6. Limitations, Open Problems, and Extensions

Several limitations and avenues for advancement are documented:

Hyperparameter sensitivity: Compression and performance are dependent on threshold ( $\tau$ ), regularization weight ( $\lambda$ ), and schedule choices; these require empirical tuning and have not yet been fully ablated (Wong et al., 2021).
Task specificity: Current experiments focus primarily on classification; adaptation to regression, detection, or multi-task setups remains to be studied (Wong et al., 2021).
Generalization: Most techniques have been demonstrated on standard CNNs; extension to other architectures (e.g., Vision Transformers) is suggested (Pan et al., 2023).
Universality of scaling laws: The $4/3$ law is expected to generalize to any smooth channel with nonvanishing Fisher metric, but deviations are possible for nonstandard likelihoods or severe discreteness (Abbott et al., 2017). Study of finite-size corrections and phase transitions in multidimensional settings is ongoing.

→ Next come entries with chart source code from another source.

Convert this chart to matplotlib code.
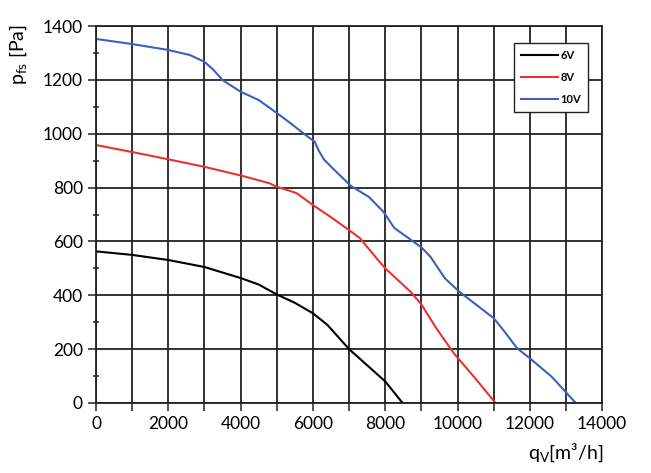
import matplotlib.pyplot as plt
from matplotlib.ticker import MultipleLocator

plt.rcParams['font.family'] = ['Lato', 'DejaVu Sans']
plt.rcParams['mathtext.default'] = 'regular'

# fan curves: flow q_V [m3/h] vs pressure p_fs [Pa]
q_6v = [0, 1000, 2000, 3000, 4000, 4500, 5000, 5500, 6000, 6400, 7000, 7600,
        8000, 8480]
p_6v = [563, 550, 531, 505, 464, 440, 403, 372, 333, 290, 200, 128, 80, 0]

q_8v = [0, 1000, 2000, 3000, 4000, 4800, 5000, 5400, 5550, 6000, 6500, 7000,
        7300, 7800, 8000, 8700, 9000, 9400, 9900, 10500, 11050]
p_8v = [958, 932, 905, 877, 845, 816, 803, 786, 779, 735, 690, 642,
        612, 531, 500, 413, 366, 280, 184, 90, 0]

q_10v = [0, 1000, 2000, 2600, 3000, 3250, 3500, 4000, 4500, 5000, 5400, 5750,
         6050, 6150, 6300, 6550, 7050, 7550, 7950, 8250, 9000, 9250, 9650,
         10050, 11000, 11300, 11650, 12000, 12600, 13270]
p_10v = [1352, 1333, 1311, 1292, 1267, 1237, 1199, 1156, 1125, 1077, 1037, 1000,
         970, 940, 905, 871, 806, 765, 710, 650, 578, 543, 463,
         413, 315, 265, 203, 166, 98, 0]

series = [('6V', q_6v, p_6v, 'black'),
          ('8V', q_8v, p_8v, '#e8342f'),
          ('10V', q_10v, p_10v, '#3b62b8')]

fig = plt.figure(figsize=(6.51, 4.73), dpi=100)
ax = fig.add_axes([0.1475, 0.148, 0.7775, 0.797])

for name, q, p, col in series:
    ax.plot(q, p, color=col, lw=1.5, label=name)

ax.set_xlim(0, 14000)
ax.set_ylim(0, 1400)
ax.xaxis.set_major_locator(MultipleLocator(2000))
ax.xaxis.set_minor_locator(MultipleLocator(1000))
ax.yaxis.set_major_locator(MultipleLocator(200))
ax.yaxis.set_minor_locator(MultipleLocator(100))

ax.grid(which='major', axis='y', color='#222222', lw=1.3)
ax.grid(which='both', axis='x', color='#222222', lw=1.3)
ax.tick_params(which='major', length=6, width=1.1, labelsize=12.5, color='#222222')
ax.tick_params(which='minor', axis='x', length=6, width=1.1, color='#222222')
ax.tick_params(which='minor', axis='y', length=4, width=1.1, direction='inout',
               color='#222222')
ax.tick_params(right=False, top=False)
for s in ax.spines.values():
    s.set_color('#222222')
    s.set_linewidth(1.3)

ax.set_axisbelow(True)

fig.text(0.012, 0.95, r'$p_{fs}$ [Pa]', rotation=90, fontsize=14,
         ha='left', va='top')
fig.text(0.927, 0.02, r'$q_V$[m³/h]', fontsize=14, ha='right', va='bottom')

leg = ax.legend(loc='upper right', bbox_to_anchor=(0.972, 0.955),
                prop={'weight': 'bold', 'size': 8},
                fancybox=False, edgecolor='#222222', framealpha=1,
                handlelength=3.4, handletextpad=0.2, borderpad=0.6,
                labelspacing=1.0, borderaxespad=0)
leg.get_frame().set_linewidth(1.0)

fig.savefig('out.png', dpi=100)
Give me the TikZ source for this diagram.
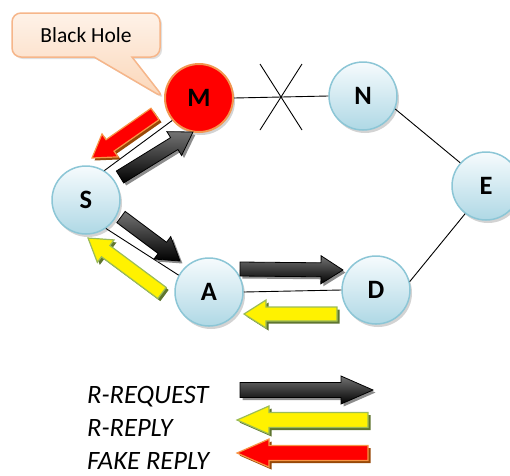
\documentclass[tikz,border=0pt]{standalone}
\usepackage{fontspec}
\setmainfont{Carlito}
\usetikzlibrary{shapes.callouts,shadows,calc}

\definecolor{hostedge}{RGB}{140,198,214}
\definecolor{hosttop}{RGB}{246,251,253}
\definecolor{hostbot}{RGB}{175,216,229}
\definecolor{holeedge}{RGB}{242,150,80}
\definecolor{calloutedge}{RGB}{246,182,138}
\definecolor{callouttop}{RGB}{254,242,232}
\definecolor{calloutbot}{RGB}{251,214,184}
\definecolor{replyedge}{RGB}{155,187,89}
\definecolor{replyshade}{RGB}{95,117,48}
\definecolor{fakeedge}{RGB}{247,150,70}
\definecolor{fakeshade}{RGB}{152,72,7}

\newcommand\hostfont{\fontsize{26.5}{26.5}\selectfont\bfseries}

\tikzset{
  host/.style={circle, minimum size=68pt, inner sep=0pt, draw=hostedge,
    line width=1.5pt, top color=hosttop, bottom color=hostbot,
    font=\hostfont,
    drop shadow={shadow xshift=2pt, shadow yshift=-3pt, opacity=0.35}},
  hole/.style={host, draw=holeedge, line width=2pt, top color=red, bottom color=red},
  link/.style={line width=0.9pt},
  reqarrow/.style={draw=black, line width=0.8pt, top color=black!55, bottom color=black},
  reparrow/.style={draw=replyedge, line width=1.2pt, fill=yellow},
  fakearrow/.style={draw=fakeedge, line width=1.2pt, fill=red},
  legendtext/.style={anchor=base west, inner sep=0pt, font=\itshape\fontsize{26.5}{26.5}\selectfont},
}

% block arrow: #1 body style, #2 shadow colour, from (#3,#4) to (#5,#6)
% sizes taken from \bahw (shaft half width), \bahh (head half width), \bahl (head length)
\newcommand\blockarrow[6]{%
  \pgfmathsetmacro\baang{atan2(-(#6-#4),#5-#3)}%
  \pgfmathsetmacro\balen{veclen(#5-#3,#6-#4)}%
  \pgfmathsetmacro\baneck{\balen-\bahl}%
  \begin{scope}[shift={(#3+2.5,#4+2.5)}, rotate=\baang]
    \fill[#2] (0,-\bahw) -- (\baneck,-\bahw) -- (\baneck,-\bahh) -- (\balen,0)
      -- (\baneck,\bahh) -- (\baneck,\bahw) -- (0,\bahw) -- cycle;
  \end{scope}
  \begin{scope}[shift={(#3,#4)}, rotate=\baang]
    \draw[#1, line join=miter] (0,-\bahw) -- (\baneck,-\bahw) -- (\baneck,-\bahh) -- (\balen,0)
      -- (\baneck,\bahh) -- (\baneck,\bahw) -- (0,\bahw) -- cycle;
  \end{scope}}

\begin{document}
\begin{tikzpicture}[x=1pt, y=-1pt]
  \useasboundingbox (0,0) rectangle (510,475);

  % hosts
  \node[hole] (M) at (199,98) {M};
  \node[host] (N) at (363,96) {N};
  \node[host] (E) at (486,186) {E};
  \node[host] (S) at (86,200) {S};
  \node[host] (A) at (209,292) {A};
  \node[host] (D) at (376,290) {D};

  % links
  \draw[link] (M.east) -- (N.west);
  \draw[link] (N.-22) -- (E.138);
  \draw[link] (E.233) -- (D.14);
  \draw[link] (S.58) -- (M.220);
  \draw[link] (S.-55) -- (A.151);
  \draw[link] (A.east) -- (D.west);

  % broken link between M and N
  \coordinate (cut) at (281,97);
  \draw[link] ($(cut)+(-21,-33)$) -- ($(cut)+(21,33)$);
  \draw[link] ($(cut)+(21,-33)$) -- ($(cut)+(-21,33)$);

  % callout naming the black hole
  \node[rectangle callout, rounded corners=9pt, minimum width=148pt, minimum height=44pt,
    draw=calloutedge, line width=1.5pt, top color=callouttop, bottom color=calloutbot,
    callout absolute pointer={(M.west)}, callout pointer width=38pt,
    font=\fontsize{21.5}{21.5}\selectfont,
    drop shadow={shadow xshift=2pt, shadow yshift=-2pt, opacity=0.25}] (bh) at (86,35) {Black Hole};

  % route messages
  \def\bahw{7}\def\bahh{14}\def\bahl{22}
  \blockarrow{fakearrow}{fakeshade}{155}{114}{92}{158}
  \blockarrow{reqarrow}{black!45}{120}{177}{193}{132}
  \blockarrow{reqarrow}{black!45}{121}{217}{180}{261}
  \blockarrow{reparrow}{replyshade}{162}{293}{88}{238}
  \blockarrow{reqarrow}{black!45}{240}{269}{343}{270}
  \blockarrow{reparrow}{replyshade}{337}{314}{244}{314}

  % legend
  \node[legendtext] (lreq) at (87,403) {R-REQUEST};
  \node[legendtext] (lrep) at (87,436) {R-REPLY};
  \node[legendtext] (lfake) at (87,469) {FAKE REPLY};
  \def\bahw{7.5}\def\bahh{14}\def\bahl{32}
  \blockarrow{reqarrow}{black!45}{240}{390}{373}{390}
  \blockarrow{reparrow}{replyshade}{368}{420}{237}{420}
  \blockarrow{fakearrow}{fakeshade}{368}{453}{237}{453}
\end{tikzpicture}
\end{document}
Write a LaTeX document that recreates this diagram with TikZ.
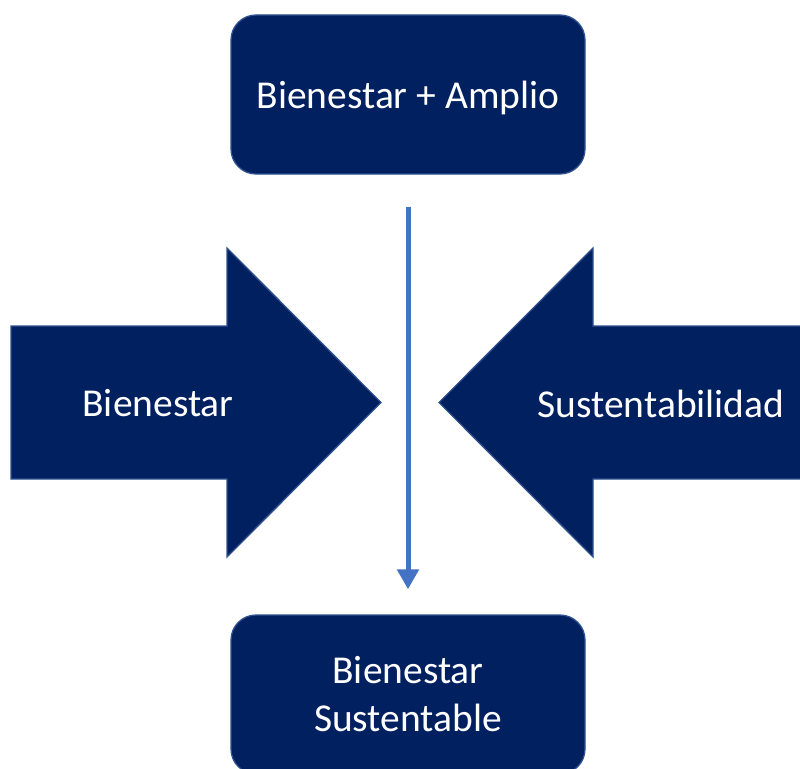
\documentclass[tikz,border=0pt]{standalone}
\usepackage{fontspec}
\setmainfont{Carlito}
\usetikzlibrary{arrows.meta}
\definecolor{navy}{HTML}{002060}
\definecolor{edge}{HTML}{2F528F}
\definecolor{conn}{HTML}{4472C4}
\tikzset{
  box/.style={draw=edge, fill=navy, line width=1.3pt, rounded corners=25pt,
    minimum width=354pt, minimum height=159pt, text=white, align=center,
    font=\fontsize{39.5}{48}\selectfont},
  bigarrow/.style={draw=edge, fill=navy, line width=1.3pt},
  lbl/.style={text=white, font=\fontsize{39.5}{48}\selectfont},
  connector/.style={draw=conn, line width=5pt, -{Triangle[length=20pt,width=21pt]}}
}
\begin{document}
\begin{tikzpicture}[x=1pt,y=-1pt]
\path[use as bounding box] (0,0) rectangle (800,768);
\clip (0,0) rectangle (800,768);
\node[box, text depth=0pt] (top) at (408,94.5) {Bienestar + Amplio};
\node[box] (bot) at (408,694.5) {Bienestar\\Sustentable};
\path[bigarrow] (11,326) -- (227,326) -- (227,248) -- (381,402.5) -- (227,557) -- (227,479) -- (11,479) -- cycle;
\path[bigarrow] (812,326) -- (593,326) -- (593,248) -- (439,402.5) -- (593,557) -- (593,479) -- (812,479) -- cycle;
\node[lbl] (left) at (158,403.5) {Bienestar};
\node[lbl] (right) at (661,403.5) {Sustentabilidad};
\draw[connector] ([yshift=-32pt]top.south) -- ([yshift=25pt]bot.north);
\end{tikzpicture}
\end{document}
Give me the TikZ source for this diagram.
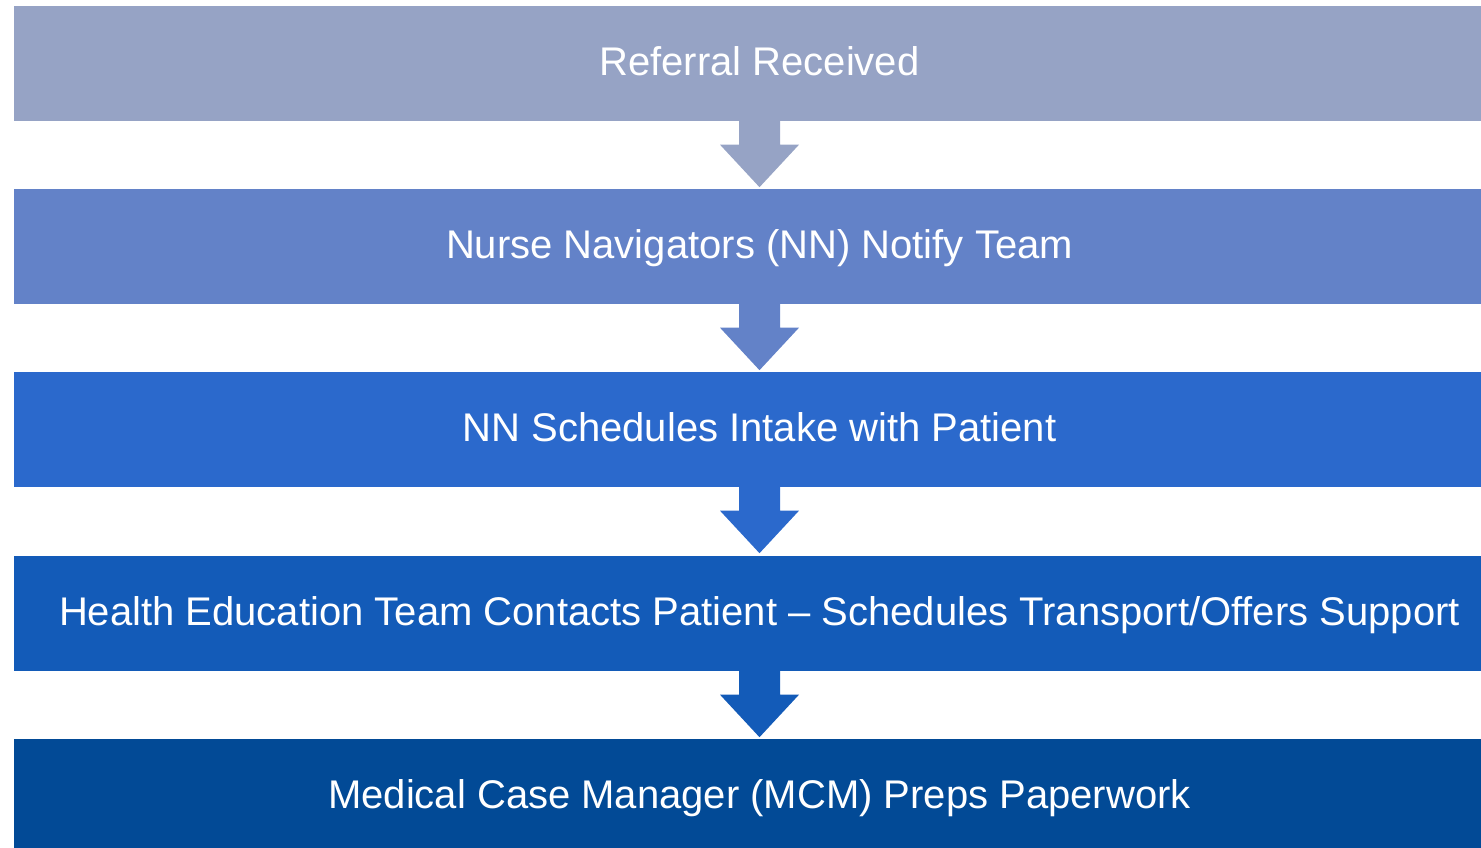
\documentclass[tikz,border=0pt]{standalone}
\usepackage{fontspec}
\setmainfont{Liberation Sans}
\usetikzlibrary{calc}
\definecolor{c1}{HTML}{96A3C5}
\definecolor{c2}{HTML}{6382C8}
\definecolor{c3}{HTML}{2B69CC}
\definecolor{c4}{HTML}{135BB8}
\definecolor{c5}{HTML}{024A96}
\tikzset{
  stage/.style={rectangle, fill=#1, draw=none, minimum width=1491pt, minimum height=115pt,
    inner sep=0pt, text=white, font=\fontsize{40}{48}\selectfont, text height=28.6pt, text depth=4pt},
  blockarrow/.style={fill=#1, draw=none}
}
\newcommand{\stagearrow}[3]{%
  \path[blockarrow=#3] ($(#1.south)+(-20.5,1)$) -- ($(#1.south)+(-20.5,-23.5)$) -- ($(#1.south)+(-39.5,-23.5)$)
    -- ($(#1.south)+(0,-66)$) -- ($(#1.south)+(39.5,-23.5)$) -- ($(#1.south)+(20.5,-23.5)$)
    -- ($(#1.south)+(20.5,1)$) -- cycle;
}
\begin{document}
\begin{tikzpicture}[x=1pt,y=1pt]
\useasboundingbox (0,0) rectangle (1481,847);
\clip (0,0) rectangle (1481,847);
\node[stage=c1] (s1) at (759.5,783.5) {Referral Received};
\node[stage=c2] (s2) at (759.5,600.5) {Nurse Navigators (NN) Notify Team};
\node[stage=c3] (s3) at (759.5,417.5) {NN Schedules Intake with Patient};
\node[stage=c4] (s4) at (759.5,233.5) {Health Education Team Contacts Patient – Schedules Transport/Offers Support};
\node[stage=c5] (s5) at (759.5,50.5) {Medical Case Manager (MCM) Preps Paperwork};
\stagearrow{s1}{s2}{c1}
\stagearrow{s2}{s3}{c2}
\stagearrow{s3}{s4}{c3}
\stagearrow{s4}{s5}{c4}
\end{tikzpicture}
\end{document}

A plausible implication is that progressive channel scaling frameworks offer a template for resource-efficient neural and communication system design, with theoretical underpinnings in information geometry and practical utility in model compression and deployment.

7. Summary and Impact

Progressive channel scaling encompasses a set of strategies that iteratively and adaptively adjust channel widths or symbol sets, balancing model/resource efficiency with task performance. Techniques such as C2S2, scale-and-select scaling, and PCS achieve state-of-the-art compression-performance tradeoffs by leveraging differentiable, per-channel, and per-layer criteria, and by deploying cost-aware or salience-driven controllers to prevent catastrophic degradation. Parallel developments in channel capacity theory reveal universal scaling laws for the growth of optimal symbol sets as channels transition from discrete to continuous operation with increasing capacity. These frameworks are central to current advances in neural network model compression, efficient inference, and information-theoretic optimization (Chiu et al., 2019, Wong et al., 2021, Pan et al., 2023, Abbott et al., 2017).